_WORK INSTRUCTIONS:_ How many of the lines below contain "React"? Answer with that number alone.

_SUPPLIED DATA:_

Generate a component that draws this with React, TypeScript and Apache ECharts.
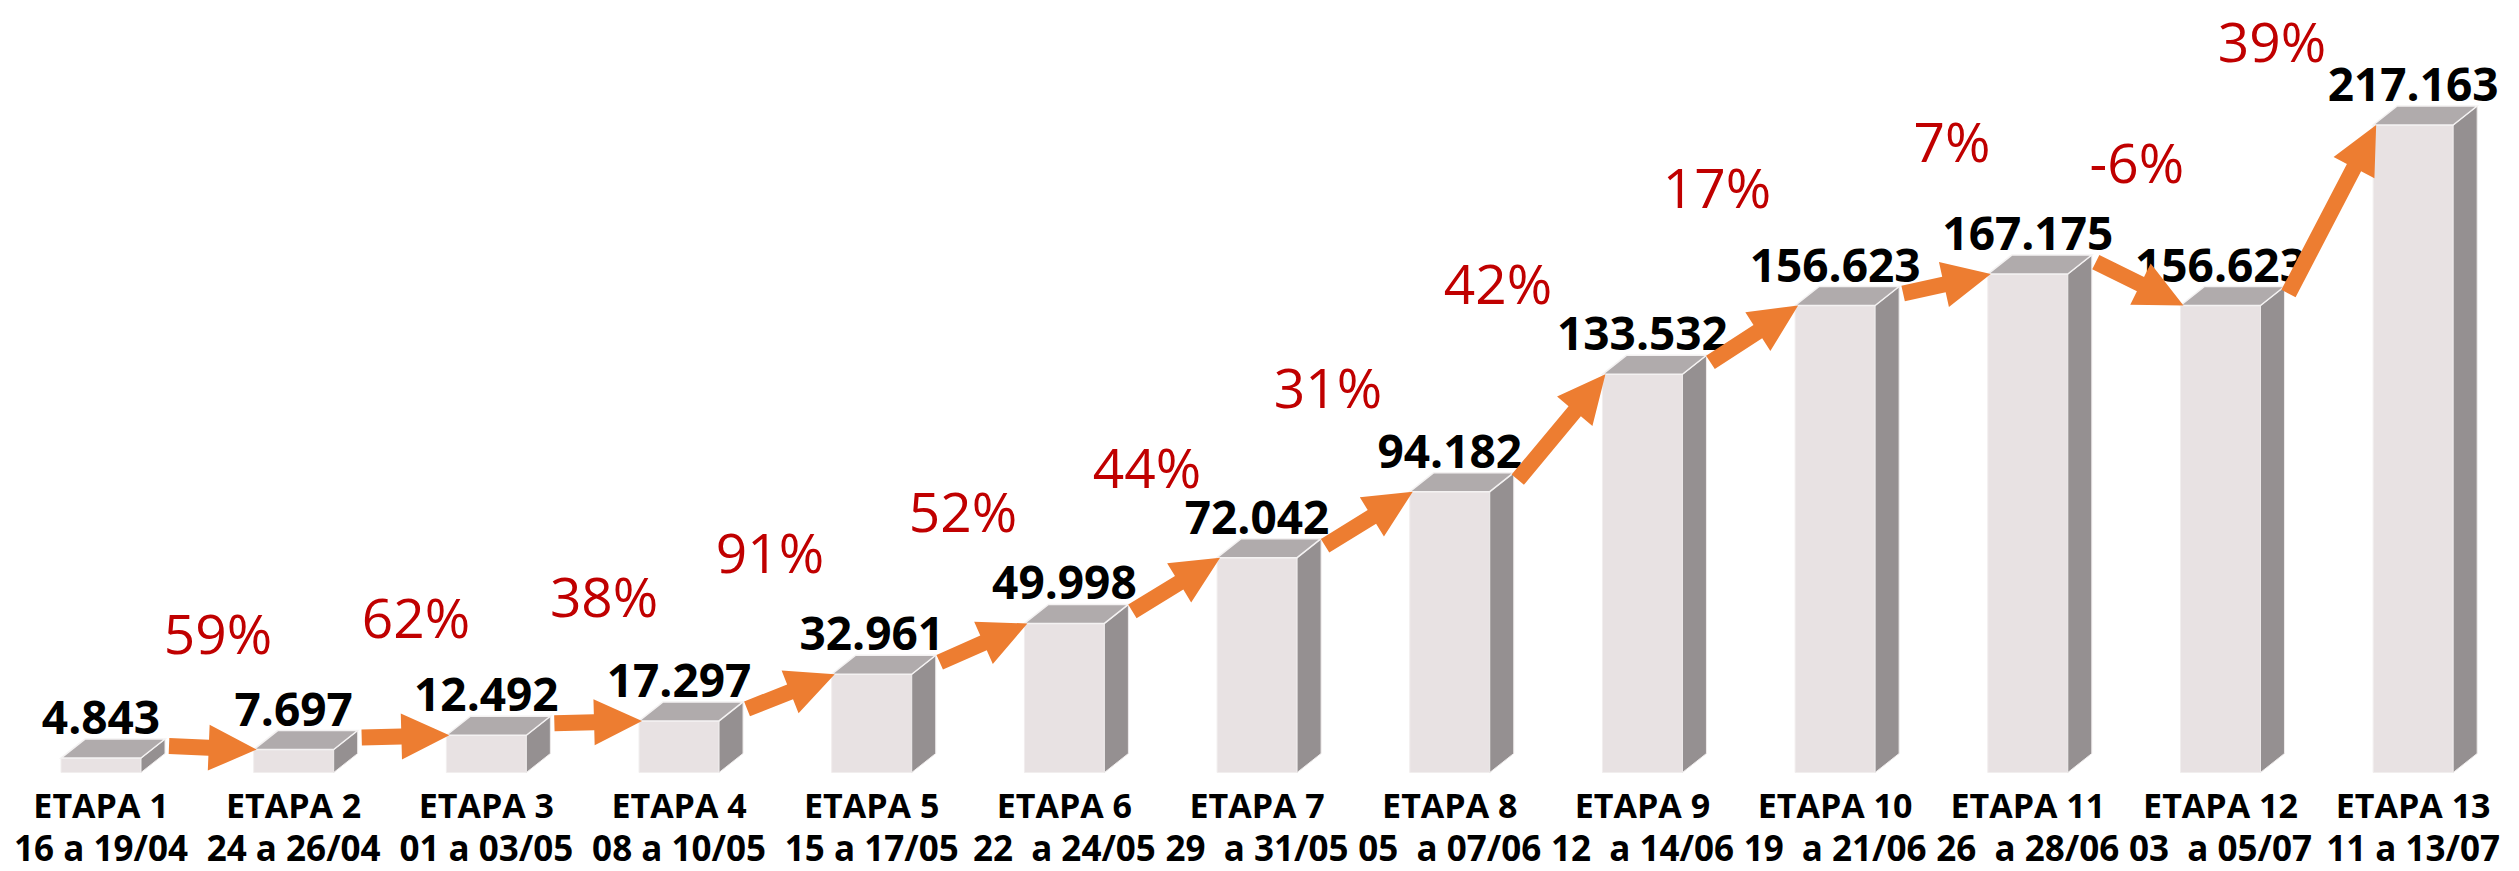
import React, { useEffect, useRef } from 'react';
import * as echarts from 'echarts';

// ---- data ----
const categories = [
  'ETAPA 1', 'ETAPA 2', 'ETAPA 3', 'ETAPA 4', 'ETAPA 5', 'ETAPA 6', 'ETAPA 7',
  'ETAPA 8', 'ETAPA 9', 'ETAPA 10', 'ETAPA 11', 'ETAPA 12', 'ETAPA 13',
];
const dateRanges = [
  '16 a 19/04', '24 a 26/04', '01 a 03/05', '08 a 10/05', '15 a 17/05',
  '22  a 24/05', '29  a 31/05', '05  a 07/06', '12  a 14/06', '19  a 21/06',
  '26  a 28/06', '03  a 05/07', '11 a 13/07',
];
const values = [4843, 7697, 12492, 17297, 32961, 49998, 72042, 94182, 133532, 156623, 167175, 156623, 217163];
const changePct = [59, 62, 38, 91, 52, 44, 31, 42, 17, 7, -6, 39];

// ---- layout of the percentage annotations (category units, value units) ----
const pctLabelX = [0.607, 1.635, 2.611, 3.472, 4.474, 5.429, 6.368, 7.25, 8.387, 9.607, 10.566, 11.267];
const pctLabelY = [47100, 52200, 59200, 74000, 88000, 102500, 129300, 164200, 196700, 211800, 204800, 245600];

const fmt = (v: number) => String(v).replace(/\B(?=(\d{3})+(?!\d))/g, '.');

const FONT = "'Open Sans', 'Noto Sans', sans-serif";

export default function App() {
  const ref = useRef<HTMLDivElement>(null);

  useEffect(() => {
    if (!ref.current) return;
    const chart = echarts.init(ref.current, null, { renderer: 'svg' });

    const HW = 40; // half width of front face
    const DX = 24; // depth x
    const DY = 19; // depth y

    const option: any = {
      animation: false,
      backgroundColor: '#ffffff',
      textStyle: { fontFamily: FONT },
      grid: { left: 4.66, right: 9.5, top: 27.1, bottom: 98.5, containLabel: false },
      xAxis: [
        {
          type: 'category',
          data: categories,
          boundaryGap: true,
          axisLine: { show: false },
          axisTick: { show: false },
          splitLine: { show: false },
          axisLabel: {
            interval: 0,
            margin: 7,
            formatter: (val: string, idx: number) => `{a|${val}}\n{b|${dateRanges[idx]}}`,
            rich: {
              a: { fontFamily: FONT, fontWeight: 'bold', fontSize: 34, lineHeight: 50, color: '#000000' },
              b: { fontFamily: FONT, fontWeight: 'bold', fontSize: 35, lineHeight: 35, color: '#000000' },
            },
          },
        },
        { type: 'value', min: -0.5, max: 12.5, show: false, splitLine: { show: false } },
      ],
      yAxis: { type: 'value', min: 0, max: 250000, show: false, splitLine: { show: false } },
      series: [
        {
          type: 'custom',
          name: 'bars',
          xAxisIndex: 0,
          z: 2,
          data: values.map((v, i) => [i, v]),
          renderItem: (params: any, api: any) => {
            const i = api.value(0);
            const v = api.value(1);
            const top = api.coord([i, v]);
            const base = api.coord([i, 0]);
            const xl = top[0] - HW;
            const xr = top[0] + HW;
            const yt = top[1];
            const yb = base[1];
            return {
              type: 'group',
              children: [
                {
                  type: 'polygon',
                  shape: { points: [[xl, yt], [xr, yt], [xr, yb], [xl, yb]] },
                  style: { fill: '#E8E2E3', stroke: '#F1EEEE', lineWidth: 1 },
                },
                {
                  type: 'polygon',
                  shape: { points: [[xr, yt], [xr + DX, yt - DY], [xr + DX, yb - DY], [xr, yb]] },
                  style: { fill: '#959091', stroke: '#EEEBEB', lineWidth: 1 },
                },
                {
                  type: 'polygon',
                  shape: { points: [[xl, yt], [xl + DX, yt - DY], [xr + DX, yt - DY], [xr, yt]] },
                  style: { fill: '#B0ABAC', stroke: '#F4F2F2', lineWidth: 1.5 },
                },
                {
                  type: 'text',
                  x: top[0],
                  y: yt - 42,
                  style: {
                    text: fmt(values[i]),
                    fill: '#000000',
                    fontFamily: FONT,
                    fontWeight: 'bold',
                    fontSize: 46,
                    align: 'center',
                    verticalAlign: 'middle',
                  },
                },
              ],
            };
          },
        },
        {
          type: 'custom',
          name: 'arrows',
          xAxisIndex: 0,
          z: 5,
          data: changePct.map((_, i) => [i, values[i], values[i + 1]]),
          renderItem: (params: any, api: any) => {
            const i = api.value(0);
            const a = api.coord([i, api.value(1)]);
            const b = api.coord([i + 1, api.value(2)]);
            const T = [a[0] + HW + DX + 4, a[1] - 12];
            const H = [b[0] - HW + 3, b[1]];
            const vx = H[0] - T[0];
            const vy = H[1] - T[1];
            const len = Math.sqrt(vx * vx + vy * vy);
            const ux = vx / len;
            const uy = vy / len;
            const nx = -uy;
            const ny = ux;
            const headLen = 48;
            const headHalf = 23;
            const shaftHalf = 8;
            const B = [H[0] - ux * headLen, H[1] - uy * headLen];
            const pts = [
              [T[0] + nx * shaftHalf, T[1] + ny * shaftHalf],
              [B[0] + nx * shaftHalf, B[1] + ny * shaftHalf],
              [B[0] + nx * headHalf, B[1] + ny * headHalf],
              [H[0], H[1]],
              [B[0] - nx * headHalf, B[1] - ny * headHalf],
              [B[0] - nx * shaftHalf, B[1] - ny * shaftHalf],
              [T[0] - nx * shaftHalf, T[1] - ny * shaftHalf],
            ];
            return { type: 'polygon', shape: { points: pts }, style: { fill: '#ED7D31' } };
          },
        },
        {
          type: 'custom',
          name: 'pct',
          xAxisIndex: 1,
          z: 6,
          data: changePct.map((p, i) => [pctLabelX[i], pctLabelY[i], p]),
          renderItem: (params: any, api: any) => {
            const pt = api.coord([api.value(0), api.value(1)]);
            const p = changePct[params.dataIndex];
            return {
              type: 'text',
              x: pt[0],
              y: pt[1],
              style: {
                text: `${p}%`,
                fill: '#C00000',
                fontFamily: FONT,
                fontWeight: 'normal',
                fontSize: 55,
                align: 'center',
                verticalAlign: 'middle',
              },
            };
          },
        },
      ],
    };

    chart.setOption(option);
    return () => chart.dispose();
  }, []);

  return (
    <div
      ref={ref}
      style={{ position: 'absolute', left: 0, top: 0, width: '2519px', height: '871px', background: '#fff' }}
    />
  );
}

_ANSWER TO THE PROBLEM:_ 2